Forderungen an "Claim-Handling-Companies" abgetreten
Das Amtsgericht Nürnberg hatte sich in drei Fällen mit Klagen von Firmen - sogenannten "Claim-Handling-Companies" - zu beschäftigen, die für Fluggäste wegen verspäteter Flüge Ansprüche nach der Fluggastrechteverordnung gegenüber Ryanair geltend machten. Die Fluggäste hatten ihre Ansprüche auf Ausgleichszahlung zuvor an die Firmen abgetreten.
Ryanairs AGB enthalten Abtretungsverbot
Ryanairs AGB sehen vor, dass die Abtretung von Ausgleichs-, Schadensersatz- und Rückerstattungsansprüchen gegen sie ausschließlich an natürliche Personen zulässig sei, die ebenfalls den betroffenen Flug als weitere Fluggäste gebucht hätten. Im Übrigen schloss Ryanair die Abtretung von Ausgleichs-, Schadensersatz- und Rückerstattungsansprüchen gegen sich an Dritte aus.
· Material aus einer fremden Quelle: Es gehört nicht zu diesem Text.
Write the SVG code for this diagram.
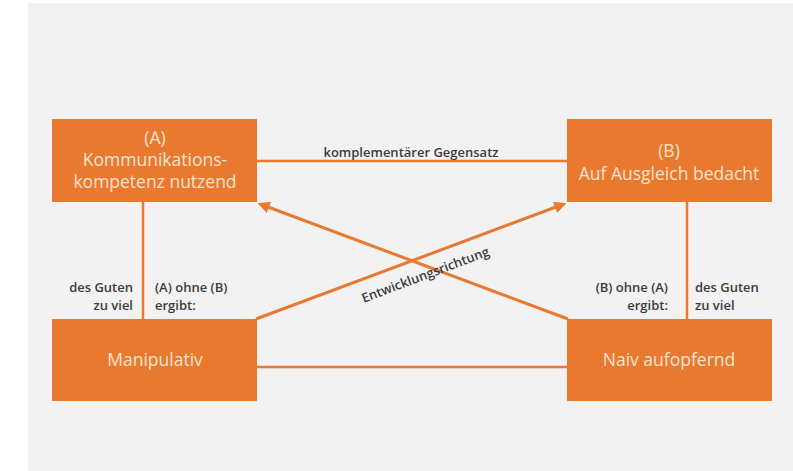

Verstoß gegen § 307 BGB geltend gemacht
Die von den Fluggästen jeweils mit der Durchsetzung der Ansprüche beauftragten Firmen vertraten die Auffassung, das Abtretungsverbot in den AGB der Fluggesellschaft sei unwirksam. Es verstoße gegen § 307 Abs. 1 BGB, da es eine mit den Grundsätzen von Treu und Glauben unvereinbare, unangemessene Benachteiligung des Fluggastes darstelle.
Airline: Berechtigtes Interesse an Abtretungsbeschränkung
Die Fluglinie Ryanair meinte hingegen, dass die Klausel wirksam sei. Sie habe eine Vielzahl von Fällen abzuwickeln und deshalb ein berechtigtes Interesse daran, die Abtretung auf natürliche Personen zu beschränken. Im Sinne einer übersichtlichen Vertragsabwicklung sei das Abtretungsverbot notwendig, um zu verhindern, dass sich die Fluglinie mit einer Vielzahl von wechselnden Gläubigern auseinandersetzen müsse. Es gehe der Airline vor allen Dingen darum, den unverhältnismäßig hohen Verwaltungsaufwand zu minimieren und eine ordnungsgemäße Vertragsabwicklung zu gewährleisten.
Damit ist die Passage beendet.